Corrispondenti di Al Jazeera a Rafah hanno denunciato questa mattina il bombardamento, da parte di un drone israeliano, di Al-Janina, città a est di Rafah. Poco prima, l’agenzia di stampa Wafa ha riportato il bombardamento di un raduno di civili a Wadi Gaza. Gli attacchi, che costituiscono violazioni del cessate il fuoco in corso, avvengono nel pieno del mese sacro del Ramadan. Secondo quanto riferito da un giornalista di Al Jazeera, aggressioni come queste avvengono in maniera frequente nella Striscia di Gaza, dal nord dell’enclave fino a Rafah. Il Centro per la Protezione dei Giornalisti Palestinesi (PJPC) ha dichiarato che i giornalisti uccisi a Beit Lahia sabato 15 marzo stavano documentando i lavori di soccorso umanitario a favore delle persone colpite dagli attacchi israeliani. «Prendere di mira i giornalisti ostacola il flusso di informazioni» e costituisce un «crimine di guerra» scrive l’organizzazione, che invita la comunità internazionale a prendere provvedimenti contro questo tipo di violazioni. Nel mirino di Israele è finita ieri anche la giornalista Latifa Abdel Latif, arrestata ieri a Gerusalemme.

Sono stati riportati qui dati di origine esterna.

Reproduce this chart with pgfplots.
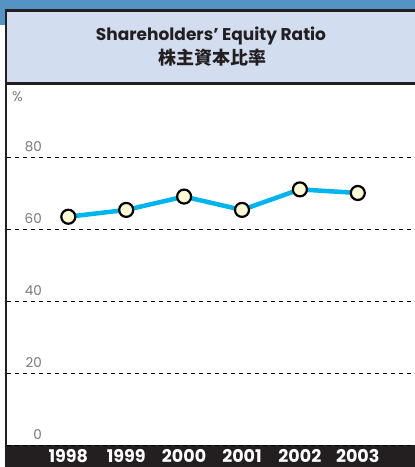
\documentclass[border=0pt]{standalone}
\usepackage{pgfplots}
\pgfplotsset{compat=1.18}
\usepackage{fontspec}
\setmainfont{Poppins}
\newfontfamily\cjk{Noto Sans CJK JP}
\definecolor{topblue}{HTML}{5593C5}
\definecolor{panel}{HTML}{D2DDEF}
\definecolor{frame}{HTML}{231F20}
\definecolor{linecol}{HTML}{00B4EE}
\definecolor{markfill}{HTML}{FFFAD6}
\definecolor{ticklab}{HTML}{7A7A7A}
\begin{document}
\begin{tikzpicture}[x=1pt,y=1pt]
\useasboundingbox (0,0) rectangle (415,467);
\fill[white] (0,0) rectangle (415,467);
\fill[topblue] (0,458) rectangle (415,467);
\fill[topblue] (0,442) rectangle (4.5,467);
\fill[frame] (4.5,455) rectangle (415,458);
\fill[frame] (4.5,22) rectangle (7,458);
\fill[panel] (7,385) rectangle (415,455);
\fill[frame] (7,382) rectangle (415,385);
\fill[frame] (4.5,0) rectangle (415,22);
\node[anchor=base, inner sep=0pt, text=frame, font=\fontsize{17}{20}\selectfont\bfseries] at (211,426) {Shareholders’ Equity Ratio};
\node[anchor=center, inner sep=0pt, text=frame, font=\fontsize{18}{20}\selectfont\cjk\bfseries] at (212,409.5) {株主資本比率};
\node[anchor=base west, inner sep=0pt, text=ticklab, font=\fontsize{14}{14}\selectfont] at (12,365) {\%};
\begin{axis}[
  at={(7pt,22pt)}, anchor=south west,
  scale only axis, width=408pt, height=363pt,
  xmin=-1.059, xmax=5.988, ymin=0, ymax=100.83,
  axis line style={draw=none},
  tick style={draw=none},
  ytick={0,20,40,60,80},
  ymajorgrids,
  grid style={black, line width=0.9pt, dash pattern=on 4pt off 4pt},
  xtick=data,
  xticklabels={1998,1999,2000,2001,2002,2003},
  /pgf/number format/assume math mode=true,
  yticklabel style={anchor=south east, inner sep=0pt, xshift=35pt, yshift=5pt, text=ticklab, font=\fontsize{13.5}{14}\selectfont},
  xticklabel style={anchor=north, inner sep=0pt, yshift=-4pt, text=white, font=\fontsize{17.5}{18}\selectfont\bfseries},
  clip=false,
]
\addplot[color=linecol, line width=4.5pt, mark=*, mark size=7pt,
  mark options={fill=markfill, draw=black, line width=2.2pt}]
  coordinates {(0,63.4) (1,65.3) (2,69.0) (3,65.3) (4,71.0) (5,70.0)};
\end{axis}
\end{tikzpicture}
\end{document}
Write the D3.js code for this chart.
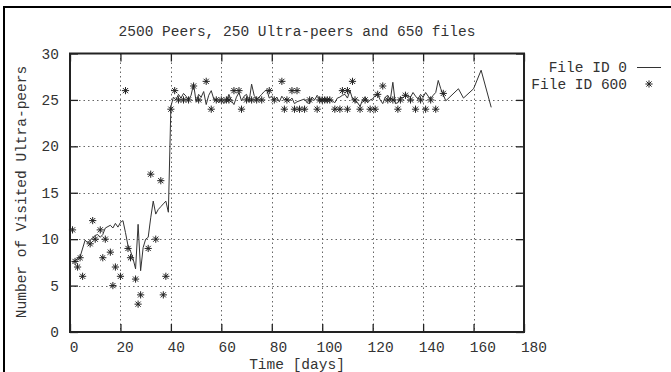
<!DOCTYPE html>
<html>
<head>
<meta charset="utf-8">
<script src="https://cdn.jsdelivr.net/npm/d3@7/dist/d3.min.js"></script>
<style>
  html, body { margin: 0; padding: 0; background: #fff; }
  svg { display: block; }
  text { font-family: "Liberation Mono", "Courier New", monospace; font-size: 14.5px; fill: #333; }
</style>
</head>
<body>
<svg id="chart" width="671" height="372"></svg>
<script>
// File ID 0: average visited ultra-peers per day (line)
const line0Days = [
  1, 2, 4, 6, 7, 8, 10, 11, 12, 13, 14, 16, 17, 18, 19, 20, 21, 22, 23, 24, 25, 26, 27, 28, 29, 30,
  31, 32, 33, 34, 35, 36, 37, 38, 39,
  40, 41, 42, 43, 44, 45, 46, 47, 48, 49, 50, 51, 52, 53, 54, 55, 56, 57, 58, 59, 60,
  61, 62, 63, 64, 65, 66, 67, 68, 69, 70, 71, 72, 73, 74, 75, 76, 77, 78, 79, 80,
  81, 82, 83, 84, 85, 86, 87, 88, 89, 90, 91, 92, 93, 94, 95, 96, 97, 98, 99, 100,
  101, 102, 103, 104, 105, 106, 107, 108, 109, 110, 111, 112, 113, 114, 115, 116, 117, 118, 119, 120,
  121, 122, 123, 124, 125, 126, 127, 128, 129, 130, 131, 132, 133, 134, 135, 136, 137, 138, 139, 140,
  141, 142, 143, 144, 145, 146, 147, 149, 154, 156, 160, 163, 167
];
const line0Values = [
  7.5, 7.7, 8.1, 9.9, 9.6, 9.9, 10.4, 10.5, 10.2, 10.5, 11.2, 11.5, 11.2, 11.7, 11.3, 11.8, 12.0, 10.7, 9.3, 8.7, 7.9, 6.8, 11.6, 6.6, 9.1, 10.0,
  10.2, 12.3, 14.1, 12.7, 13.2, 13.5, 13.8, 14.1, 12.9,
  24.3, 25.3, 25.0, 25.6, 25.2, 25.7, 25.4, 25.0, 25.5, 26.7, 24.8, 25.6, 25.3, 25.9, 24.5, 25.5, 26.0, 25.1, 25.0, 24.7, 25.0,
  24.6, 24.9, 25.6, 24.9, 24.5, 25.3, 25.8, 24.9, 25.4, 25.6, 24.8, 26.7, 25.5, 25.1, 25.3, 25.6, 25.9, 26.1, 25.2, 25.4,
  25.0, 25.3, 24.8, 25.4, 25.0, 25.1, 24.9, 25.2, 24.6, 24.8, 24.9, 25.0, 25.1, 24.7, 24.6, 25.3, 25.0, 25.5, 25.1, 25.0,
  25.2, 25.0, 25.1, 24.9, 24.7, 25.2, 25.3, 25.5, 25.6, 25.2, 26.0, 25.1, 24.8, 24.7, 24.3, 25.0, 25.3, 24.7, 25.0, 25.1,
  25.5, 25.6, 25.0, 24.6, 25.3, 25.5, 25.0, 26.9, 24.6, 24.7, 25.3, 25.2, 25.5, 25.4, 25.3, 25.8, 25.4, 25.1, 25.6, 25.3,
  25.8, 25.4, 25.1, 25.5, 25.8, 27.1, 26.2, 24.9, 26.2, 25.2, 26.2, 28.2, 24.2
];

// File ID 600: visited ultra-peers (points)
const star600Days = [
  1, 2, 3, 4, 5, 8, 9, 10, 12, 13, 14, 16, 17, 18, 20, 22, 23, 24, 26, 27, 28, 31, 32, 34, 36, 37, 38,
  40, 41.5, 43, 45, 47, 49, 51, 54, 56, 58, 60, 62, 63, 65, 67, 68, 70, 72, 74, 76, 79, 81, 84, 85, 86,
  88, 89, 90, 91, 93, 95, 98, 99, 100, 101, 102, 103, 105, 107, 108, 110, 110, 112, 113, 115, 117, 119,
  121, 122, 124, 126, 128, 130, 131, 133, 135, 137, 139, 141, 143, 145, 148
];
const star600Values = [
  11, 7.6, 7.0, 8.0, 6.0, 9.5, 12, 10, 11, 8, 10, 8.6, 5, 7, 6, 26, 9, 8, 5.7, 3, 4, 9, 17, 10, 16.3, 4, 6,
  24, 26, 25, 25, 25, 26.5, 25, 27, 24, 25, 25, 25, 25, 26, 26, 24, 25, 25, 25, 25, 26, 25, 27, 24, 25,
  26, 24, 26, 24, 24, 25, 24, 25, 25, 25, 25, 25, 24, 24, 26, 24, 26, 27, 25, 24, 25, 24,
  24, 25.6, 26.5, 25, 25, 24, 25, 25.5, 25, 24, 25, 24, 25, 24, 25.7
];

const xTicks = [0, 20, 40, 60, 80, 100, 120, 140, 160, 180];
const yTicks = [0, 5, 10, 15, 20, 25, 30];
const seriesNames = ["File ID 0", "File ID 600"];
const titleText = "2500 Peers, 250 Ultra-peers and 650 files";
const xLabel = "Time [days]";
const yLabel = "Number of Visited Ultra-peers";

const svg = d3.select("#chart");
const plot = { left: 70, right: 524, top: 53.5, bottom: 332 };

const x = d3.scaleLinear().domain([0, 180]).range([plot.left, plot.right]);
const y = d3.scaleLinear().domain([0, 30]).range([plot.bottom, plot.top]);

// outer figure border (top and left edges visible)
svg.append("line").attr("x1", 3).attr("x2", 671).attr("y1", 7).attr("y2", 7)
  .attr("stroke", "#000").attr("stroke-width", 2);
svg.append("line").attr("x1", 4).attr("x2", 4).attr("y1", 6).attr("y2", 372)
  .attr("stroke", "#000").attr("stroke-width", 2);

// dotted grid
const grid = svg.append("g").attr("stroke", "#666").attr("stroke-width", 1)
  .attr("stroke-dasharray", "1.5,3");
grid.selectAll(".gx").data(xTicks.slice(1, -1)).join("line")
  .attr("x1", d => Math.round(x(d)) + 0.5).attr("x2", d => Math.round(x(d)) + 0.5)
  .attr("y1", plot.top).attr("y2", plot.bottom);
grid.selectAll(".gy").data(yTicks.slice(1, -1)).join("line")
  .attr("x1", plot.left).attr("x2", plot.right)
  .attr("y1", d => Math.round(y(d)) + 0.5).attr("y2", d => Math.round(y(d)) + 0.5);

// axes with inward ticks on all four sides
const tickLen = 8;
const axisStyle = g => {
  g.select(".domain").remove();
  g.selectAll(".tick line").attr("stroke", "#222").attr("stroke-width", 1.3);
};
svg.append("g").attr("transform", `translate(0,${plot.bottom})`)
  .call(d3.axisBottom(x).tickValues(xTicks).tickSize(-tickLen).tickFormat(""))
  .call(axisStyle);
svg.append("g").attr("transform", `translate(0,${plot.top})`)
  .call(d3.axisTop(x).tickValues(xTicks).tickSize(-tickLen).tickFormat(""))
  .call(axisStyle);
svg.append("g").attr("transform", `translate(${plot.left},0)`)
  .call(d3.axisLeft(y).tickValues(yTicks).tickSize(-tickLen).tickFormat(""))
  .call(axisStyle);
svg.append("g").attr("transform", `translate(${plot.right},0)`)
  .call(d3.axisRight(y).tickValues(yTicks).tickSize(-tickLen).tickFormat(""))
  .call(axisStyle);

// frame
svg.append("rect").attr("x", plot.left).attr("y", plot.top)
  .attr("width", plot.right - plot.left).attr("height", plot.bottom - plot.top)
  .attr("fill", "none").attr("stroke", "#222").attr("stroke-width", 2);

// tick labels
svg.append("g").selectAll("text").data(xTicks).join("text")
  .attr("x", d => x(d) + 4 + d * 0.033).attr("y", 352)
  .attr("text-anchor", "middle").text(d => d);
svg.append("g").selectAll("text").data(yTicks).join("text")
  .attr("x", 59).attr("y", d => y(d) + 5)
  .attr("text-anchor", "end").text(d => d);

// titles
svg.append("text").attr("x", 297).attr("y", 36).attr("text-anchor", "middle").text(titleText);
svg.append("text").attr("x", 297).attr("y", 369).attr("text-anchor", "middle").text(xLabel);
svg.append("text").attr("transform", "translate(26,192) rotate(-90)")
  .attr("text-anchor", "middle").text(yLabel);

// File ID 0 line
const line0 = line0Days.map((d, i) => [d, line0Values[i]]);
svg.append("path").datum(line0)
  .attr("fill", "none").attr("stroke", "#333").attr("stroke-width", 1)
  .attr("stroke-linejoin", "round")
  .attr("d", d3.line().x(d => x(d[0])).y(d => y(d[1])));

// asterisk marker
const r = 3.6, k = r * 0.72;
const starPath = `M${-r},0H${r}M0,${-r}V${r}M${-k},${-k}L${k},${k}M${-k},${k}L${k},${-k}`;

const stars = star600Days.map((d, i) => [d, star600Values[i]]);
svg.append("g").selectAll("path").data(stars).join("path")
  .attr("transform", d => `translate(${x(d[0])},${y(d[1])})`)
  .attr("d", starPath).attr("fill", "none").attr("stroke", "#222").attr("stroke-width", 1);

// legend
const legend = svg.append("g");
legend.append("text").attr("x", 627).attr("y", 72).attr("text-anchor", "end").text(seriesNames[0]);
legend.append("line").attr("x1", 637).attr("x2", 661).attr("y1", 67.5).attr("y2", 67.5)
  .attr("stroke", "#333").attr("stroke-width", 1);
legend.append("text").attr("x", 627).attr("y", 89).attr("text-anchor", "end").text(seriesNames[1]);
legend.append("path").attr("transform", "translate(649,84)").attr("d", starPath)
  .attr("fill", "none").attr("stroke", "#222").attr("stroke-width", 1);
</script>
</body>
</html>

Il massacro di Beit Lahia è stato condannato con forza da Hamas, che ha commentato come questo, insieme alle «uccisioni indiscriminate» e ai «barbari attacchi in corso nella Striscia di Gaza», sancisca «la determinazione dell’occupazione a minare l’accordo di cessate il fuoco e sabotare intenzionalmente ogni opportunità di attuare pienamente l’accordo e finalizzare lo scambio di prigionieri», chiamando anche le Nazioni Unite e la comunità internazionale ad assumersi le responsabilità politiche di quanto sta accadendo. Le forze armate israeliane (IDF) hanno giustificato le uccisioni di Beit Lahia dichiarando che i giornalisti erano in realtà «terroristi che operavano sotto copertura» in possesso di un drone «destinato a compiere attacchi terroristici contro le truppe dell’IDF che operavano a Gaza».
In questo contesto, i dialoghi sul cessate il fuoco faticano a fare progressi. Mentre infatti Hamas starebbe chiedendo il rispetto dei termini dell’accordo stipulato lo scorso 15 gennaio (mediato dall’amministrazione uscente di Joe Biden) e il passaggio alla seconda fase, Israele, con il supporto degli Stati Uniti, sembra voler forzare il movimento palestinese a proseguire con lo scambio di prigionieri senza mettere in atto la fase II, che prevedrebbe la fine totale delle ostilità e il ritiro israeliano dalla Striscia. In particolare, Israele starebbe cercando di far accettare ad Hamas una proposta presentata dall’inviato speciale degli Stati Uniti Steve Witkoff, che prevedrebbe il rilascio di 11 prigionieri ed estenderebbe la fase I dell’accordo di cessate il fuoco fino a metà aprile, per negoziare successivamente le fasi di un cessate il fuoco permanente. Tuttavia, tale proposta sarebbe stata rifiutata da Hamas, che avrebbe definito il blocco messo in atto da Tel Aviv un «ricatto» finalizzato ad esercitare pressione sul gruppo. Israele ha infatti imposto, a partire dallo scorso 2 marzo, il blocco degli aiuti umanitari. A questo si aggiunge il taglio dell’elettricità disposto dal ministro dell’Energia e delle Infrastrutture Eli Cohen lo scorso 9 marzo, il quale ha causato l’interruzione del funzionamento di un impianto di desalinizzazione di cruciale importanza per la potabilizzazione dell’acqua. In questo contesto, secondo l’UNICEF, è messa a rischio la sopravvivenza di almeno un milione di bambini, oltre che del resto della popolazione. E la possibilità di vedere la fine del massacro si allontana sempre più.